For developers, the value of SSR or Trusted Web Activity is not only in a stronger opening but in reducing the firefighting that comes with slow starts and inconsistent delivery. That time can be spent improving the parts of the product where people actually live.
Ingredients for premium
All of these approaches are ingredients. SSR sets a consistent starting point. Trusted Web Activity reduces the friction of delivery, bringing web apps closer to native behaviour on Android. Rich transitions and gestures create a sense of continuity and control. Haptics provide reassurance that actions have been taken. Continuous optimisation keeps the experience improving as devices and expectations change.
None of these in isolation makes a product premium. Together, they are enough. And this is not an unusual path. It is the same mix of engineering and design choices used by the most formidable digital companies in the world.
There is always the view that the answer is to go fully native. Sometimes that is right. But more often the real question is not whether the code is native or web, it is whether the experience is consistent, fast and reliable. SSR and TWA are not compromises. They are ways of making web applications feel premium without discarding years of investment. And both native and web have their fragilities, which I explored in The Fragility of Both.
The role of leadership is not to argue stack purity but to choose the levers that keep experiences consistent.
The business impact is direct.

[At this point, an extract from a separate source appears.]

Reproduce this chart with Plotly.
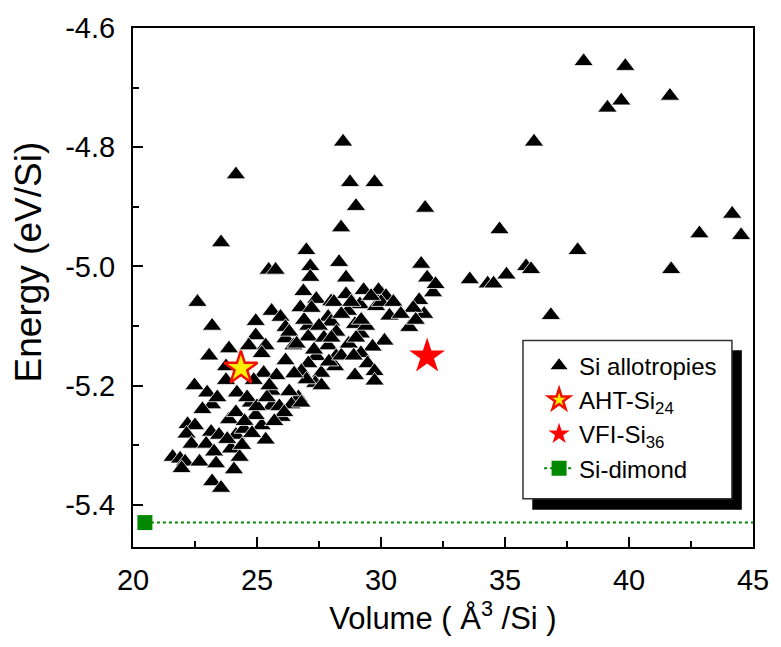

A consistent start builds trust. Smooth interactions increase engagement. Responsiveness drives retention and conversion. Predictability gives leadership confidence that scale does not erode experience. These are not abstract engineering wins. They are choices about the kind of experience that will keep people coming back.
The same theme runs through this series: the tools matter, but what defines the outcome is how they are used. SSR and TWA belong in that category.
The match should begin the same for everyone. The difference comes from how it is played, not whether the screen ever finished loading.